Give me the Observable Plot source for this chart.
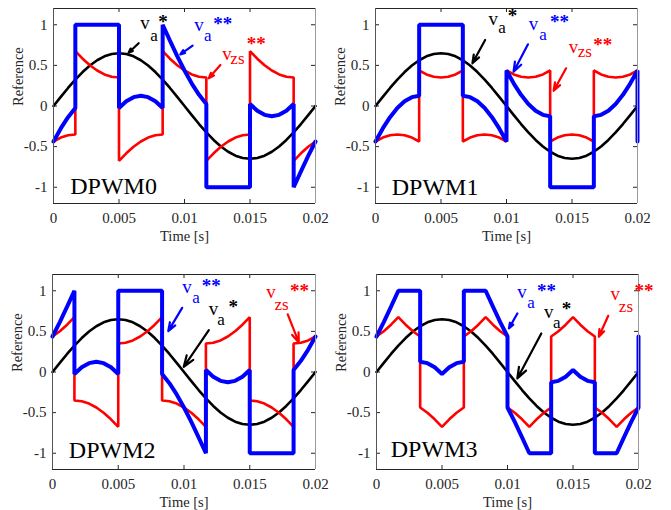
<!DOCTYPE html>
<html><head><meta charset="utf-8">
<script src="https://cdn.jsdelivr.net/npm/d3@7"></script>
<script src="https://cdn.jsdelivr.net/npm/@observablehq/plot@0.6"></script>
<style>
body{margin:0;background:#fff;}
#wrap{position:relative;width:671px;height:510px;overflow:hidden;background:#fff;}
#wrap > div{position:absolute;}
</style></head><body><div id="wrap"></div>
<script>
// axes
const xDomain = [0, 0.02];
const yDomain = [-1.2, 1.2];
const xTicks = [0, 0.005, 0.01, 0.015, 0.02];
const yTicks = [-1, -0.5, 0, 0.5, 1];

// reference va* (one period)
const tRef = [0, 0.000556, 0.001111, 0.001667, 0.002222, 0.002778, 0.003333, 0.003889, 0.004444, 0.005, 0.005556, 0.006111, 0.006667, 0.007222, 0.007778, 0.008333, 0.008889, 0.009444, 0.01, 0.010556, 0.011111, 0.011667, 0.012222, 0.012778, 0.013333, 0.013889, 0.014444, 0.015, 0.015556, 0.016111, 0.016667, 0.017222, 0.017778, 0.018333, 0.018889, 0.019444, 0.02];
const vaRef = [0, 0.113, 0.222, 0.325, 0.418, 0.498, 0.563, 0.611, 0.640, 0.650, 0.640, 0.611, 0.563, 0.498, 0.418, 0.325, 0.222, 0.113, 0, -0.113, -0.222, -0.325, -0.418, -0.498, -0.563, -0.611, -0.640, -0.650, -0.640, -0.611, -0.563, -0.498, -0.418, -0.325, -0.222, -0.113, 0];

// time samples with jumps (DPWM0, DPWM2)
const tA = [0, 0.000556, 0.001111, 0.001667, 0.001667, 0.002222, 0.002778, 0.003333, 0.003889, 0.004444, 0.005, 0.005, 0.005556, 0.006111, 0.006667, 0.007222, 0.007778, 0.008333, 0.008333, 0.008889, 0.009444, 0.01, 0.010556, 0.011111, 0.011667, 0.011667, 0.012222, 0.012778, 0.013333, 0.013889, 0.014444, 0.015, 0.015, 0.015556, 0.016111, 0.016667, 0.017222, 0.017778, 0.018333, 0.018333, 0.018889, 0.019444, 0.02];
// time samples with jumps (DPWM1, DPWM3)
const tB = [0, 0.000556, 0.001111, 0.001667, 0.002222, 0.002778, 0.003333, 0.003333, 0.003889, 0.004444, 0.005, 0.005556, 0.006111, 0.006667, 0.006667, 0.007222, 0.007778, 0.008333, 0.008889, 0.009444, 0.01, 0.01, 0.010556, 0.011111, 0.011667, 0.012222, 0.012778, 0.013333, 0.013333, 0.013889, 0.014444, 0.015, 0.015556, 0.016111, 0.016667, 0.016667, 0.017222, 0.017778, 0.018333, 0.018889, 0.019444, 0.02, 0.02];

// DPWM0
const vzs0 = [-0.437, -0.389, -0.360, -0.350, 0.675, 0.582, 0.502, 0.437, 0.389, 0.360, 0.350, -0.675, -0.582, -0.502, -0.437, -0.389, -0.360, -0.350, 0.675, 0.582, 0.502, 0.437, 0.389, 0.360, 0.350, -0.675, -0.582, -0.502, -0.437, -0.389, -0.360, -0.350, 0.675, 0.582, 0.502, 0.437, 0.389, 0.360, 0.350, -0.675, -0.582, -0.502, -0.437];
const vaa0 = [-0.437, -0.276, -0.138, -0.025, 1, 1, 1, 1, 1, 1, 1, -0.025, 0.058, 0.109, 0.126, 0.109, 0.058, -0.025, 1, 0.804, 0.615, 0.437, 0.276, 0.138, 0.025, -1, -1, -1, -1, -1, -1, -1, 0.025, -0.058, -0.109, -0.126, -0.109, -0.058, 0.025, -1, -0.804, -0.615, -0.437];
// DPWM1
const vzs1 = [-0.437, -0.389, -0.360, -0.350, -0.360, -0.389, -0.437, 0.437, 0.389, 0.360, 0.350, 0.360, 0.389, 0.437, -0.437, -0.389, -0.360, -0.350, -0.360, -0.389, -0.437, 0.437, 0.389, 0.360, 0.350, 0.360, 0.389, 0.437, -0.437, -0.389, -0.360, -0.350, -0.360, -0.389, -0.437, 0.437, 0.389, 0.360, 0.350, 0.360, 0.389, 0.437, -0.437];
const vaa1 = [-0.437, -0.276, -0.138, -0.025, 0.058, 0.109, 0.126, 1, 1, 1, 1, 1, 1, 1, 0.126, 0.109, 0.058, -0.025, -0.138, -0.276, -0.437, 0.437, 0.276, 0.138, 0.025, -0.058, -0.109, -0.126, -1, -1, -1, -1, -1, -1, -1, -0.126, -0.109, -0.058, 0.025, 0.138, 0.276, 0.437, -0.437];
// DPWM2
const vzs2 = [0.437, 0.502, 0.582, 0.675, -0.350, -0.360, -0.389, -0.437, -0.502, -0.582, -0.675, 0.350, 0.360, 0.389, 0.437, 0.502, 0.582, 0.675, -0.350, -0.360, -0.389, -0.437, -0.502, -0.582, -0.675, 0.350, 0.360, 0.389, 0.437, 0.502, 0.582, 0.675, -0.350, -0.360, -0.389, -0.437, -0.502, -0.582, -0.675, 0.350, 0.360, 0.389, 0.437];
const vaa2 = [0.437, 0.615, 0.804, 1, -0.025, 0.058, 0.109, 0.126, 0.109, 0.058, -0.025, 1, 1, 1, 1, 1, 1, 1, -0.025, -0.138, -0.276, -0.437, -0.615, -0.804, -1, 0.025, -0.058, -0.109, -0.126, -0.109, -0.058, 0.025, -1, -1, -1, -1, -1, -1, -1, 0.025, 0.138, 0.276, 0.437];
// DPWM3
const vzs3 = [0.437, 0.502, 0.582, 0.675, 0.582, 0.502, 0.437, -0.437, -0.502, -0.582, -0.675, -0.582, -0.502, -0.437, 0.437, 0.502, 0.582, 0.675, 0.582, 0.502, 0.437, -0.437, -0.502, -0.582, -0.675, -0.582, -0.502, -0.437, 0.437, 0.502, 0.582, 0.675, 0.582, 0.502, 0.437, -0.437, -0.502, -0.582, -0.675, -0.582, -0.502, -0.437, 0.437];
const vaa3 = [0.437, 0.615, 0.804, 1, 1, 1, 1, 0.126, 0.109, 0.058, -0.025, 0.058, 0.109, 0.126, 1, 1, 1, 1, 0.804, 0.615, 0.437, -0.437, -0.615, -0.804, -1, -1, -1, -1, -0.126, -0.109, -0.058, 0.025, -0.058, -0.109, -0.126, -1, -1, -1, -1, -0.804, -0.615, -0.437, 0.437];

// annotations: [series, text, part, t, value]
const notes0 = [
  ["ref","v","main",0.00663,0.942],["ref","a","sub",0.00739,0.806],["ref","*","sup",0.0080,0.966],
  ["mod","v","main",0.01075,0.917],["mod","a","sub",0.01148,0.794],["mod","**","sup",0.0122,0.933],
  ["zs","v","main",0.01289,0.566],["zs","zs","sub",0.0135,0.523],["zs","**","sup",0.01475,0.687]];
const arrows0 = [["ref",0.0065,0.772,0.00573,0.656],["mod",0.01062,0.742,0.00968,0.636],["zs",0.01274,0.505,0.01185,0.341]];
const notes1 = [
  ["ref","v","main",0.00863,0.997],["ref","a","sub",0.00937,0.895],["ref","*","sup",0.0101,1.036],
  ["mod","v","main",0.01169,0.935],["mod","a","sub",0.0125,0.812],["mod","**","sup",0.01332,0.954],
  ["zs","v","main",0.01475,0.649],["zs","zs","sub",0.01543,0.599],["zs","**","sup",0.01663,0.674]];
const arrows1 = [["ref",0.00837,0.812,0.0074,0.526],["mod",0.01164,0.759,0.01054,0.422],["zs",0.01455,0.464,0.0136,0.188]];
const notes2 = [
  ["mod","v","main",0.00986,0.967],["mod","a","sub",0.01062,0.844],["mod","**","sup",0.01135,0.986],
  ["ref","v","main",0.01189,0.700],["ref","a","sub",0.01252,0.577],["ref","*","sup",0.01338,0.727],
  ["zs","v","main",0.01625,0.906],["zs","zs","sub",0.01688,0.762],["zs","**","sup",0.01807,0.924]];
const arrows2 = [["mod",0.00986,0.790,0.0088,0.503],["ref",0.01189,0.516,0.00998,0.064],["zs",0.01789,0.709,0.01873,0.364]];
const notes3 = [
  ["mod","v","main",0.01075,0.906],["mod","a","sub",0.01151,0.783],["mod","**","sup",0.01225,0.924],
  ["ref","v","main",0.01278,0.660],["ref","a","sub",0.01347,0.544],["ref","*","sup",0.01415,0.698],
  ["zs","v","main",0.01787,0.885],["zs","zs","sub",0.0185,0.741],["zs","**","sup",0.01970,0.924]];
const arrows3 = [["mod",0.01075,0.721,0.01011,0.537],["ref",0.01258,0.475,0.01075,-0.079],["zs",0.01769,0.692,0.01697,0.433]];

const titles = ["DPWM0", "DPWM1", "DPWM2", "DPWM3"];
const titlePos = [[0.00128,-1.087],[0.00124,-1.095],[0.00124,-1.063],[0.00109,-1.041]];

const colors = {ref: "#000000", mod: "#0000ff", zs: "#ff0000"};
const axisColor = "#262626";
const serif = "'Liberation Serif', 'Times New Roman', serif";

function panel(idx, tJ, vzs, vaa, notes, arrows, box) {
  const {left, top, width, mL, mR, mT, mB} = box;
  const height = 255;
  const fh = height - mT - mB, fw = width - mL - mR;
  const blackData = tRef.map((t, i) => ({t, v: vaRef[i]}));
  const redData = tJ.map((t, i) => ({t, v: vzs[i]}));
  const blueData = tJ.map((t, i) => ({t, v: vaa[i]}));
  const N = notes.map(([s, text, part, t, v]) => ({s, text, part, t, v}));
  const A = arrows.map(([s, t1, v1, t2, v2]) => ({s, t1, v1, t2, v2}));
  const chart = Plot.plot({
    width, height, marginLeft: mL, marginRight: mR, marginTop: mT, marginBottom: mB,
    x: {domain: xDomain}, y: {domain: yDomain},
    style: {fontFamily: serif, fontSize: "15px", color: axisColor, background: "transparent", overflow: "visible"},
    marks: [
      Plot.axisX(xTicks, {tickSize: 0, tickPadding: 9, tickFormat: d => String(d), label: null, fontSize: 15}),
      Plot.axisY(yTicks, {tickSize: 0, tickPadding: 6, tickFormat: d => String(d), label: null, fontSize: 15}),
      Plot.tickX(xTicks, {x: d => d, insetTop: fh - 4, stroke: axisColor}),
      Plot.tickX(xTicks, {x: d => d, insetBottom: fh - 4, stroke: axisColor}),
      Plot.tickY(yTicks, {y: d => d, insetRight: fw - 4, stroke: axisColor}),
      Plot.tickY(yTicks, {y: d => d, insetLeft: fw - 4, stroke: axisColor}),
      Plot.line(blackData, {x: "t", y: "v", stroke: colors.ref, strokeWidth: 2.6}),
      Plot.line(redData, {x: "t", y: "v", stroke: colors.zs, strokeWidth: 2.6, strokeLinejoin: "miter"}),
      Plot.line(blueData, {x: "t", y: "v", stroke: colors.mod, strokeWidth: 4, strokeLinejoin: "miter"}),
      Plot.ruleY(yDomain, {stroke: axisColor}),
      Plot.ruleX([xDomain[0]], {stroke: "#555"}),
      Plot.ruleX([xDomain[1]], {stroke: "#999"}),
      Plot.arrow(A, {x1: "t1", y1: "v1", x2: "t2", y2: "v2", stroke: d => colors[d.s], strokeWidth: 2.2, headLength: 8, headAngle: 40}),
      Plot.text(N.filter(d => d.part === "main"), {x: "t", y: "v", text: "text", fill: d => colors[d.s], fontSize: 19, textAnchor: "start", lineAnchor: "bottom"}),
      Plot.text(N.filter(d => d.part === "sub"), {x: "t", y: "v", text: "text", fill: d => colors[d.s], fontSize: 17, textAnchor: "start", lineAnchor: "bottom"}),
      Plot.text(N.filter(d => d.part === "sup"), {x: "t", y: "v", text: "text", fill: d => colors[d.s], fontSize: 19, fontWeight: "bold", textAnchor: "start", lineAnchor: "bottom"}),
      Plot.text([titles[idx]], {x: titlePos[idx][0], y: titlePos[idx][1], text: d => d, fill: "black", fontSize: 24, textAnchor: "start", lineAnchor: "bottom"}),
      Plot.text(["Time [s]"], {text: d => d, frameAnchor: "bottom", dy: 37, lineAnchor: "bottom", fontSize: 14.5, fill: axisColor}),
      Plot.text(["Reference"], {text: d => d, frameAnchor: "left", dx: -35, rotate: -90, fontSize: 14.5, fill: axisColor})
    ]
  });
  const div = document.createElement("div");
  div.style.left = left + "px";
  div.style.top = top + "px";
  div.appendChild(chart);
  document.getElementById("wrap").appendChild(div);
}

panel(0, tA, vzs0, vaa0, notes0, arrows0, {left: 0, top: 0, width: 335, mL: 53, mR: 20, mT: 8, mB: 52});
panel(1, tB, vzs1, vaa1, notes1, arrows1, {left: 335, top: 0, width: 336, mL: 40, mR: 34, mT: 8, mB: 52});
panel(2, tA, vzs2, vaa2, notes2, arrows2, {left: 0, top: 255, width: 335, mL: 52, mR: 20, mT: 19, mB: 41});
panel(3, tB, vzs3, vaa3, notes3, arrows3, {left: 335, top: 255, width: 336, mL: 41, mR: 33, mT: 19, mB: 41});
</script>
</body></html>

============================================================

◆ REQUIREMENTS
Leave the pictures out and reproduce exactly the lines from the top of the listing above through the line with "const yTicks = [-1, -0.5, 0, 0.5, 1];".

◆ SOLUTION FOR THIS TASK
Give me the Observable Plot source for this chart.
<!DOCTYPE html>
<html><head><meta charset="utf-8">
<script src="https://cdn.jsdelivr.net/npm/d3@7"></script>
<script src="https://cdn.jsdelivr.net/npm/@observablehq/plot@0.6"></script>
<style>
body{margin:0;background:#fff;}
#wrap{position:relative;width:671px;height:510px;overflow:hidden;background:#fff;}
#wrap > div{position:absolute;}
</style></head><body><div id="wrap"></div>
<script>
// axes
const xDomain = [0, 0.02];
const yDomain = [-1.2, 1.2];
const xTicks = [0, 0.005, 0.01, 0.015, 0.02];
const yTicks = [-1, -0.5, 0, 0.5, 1];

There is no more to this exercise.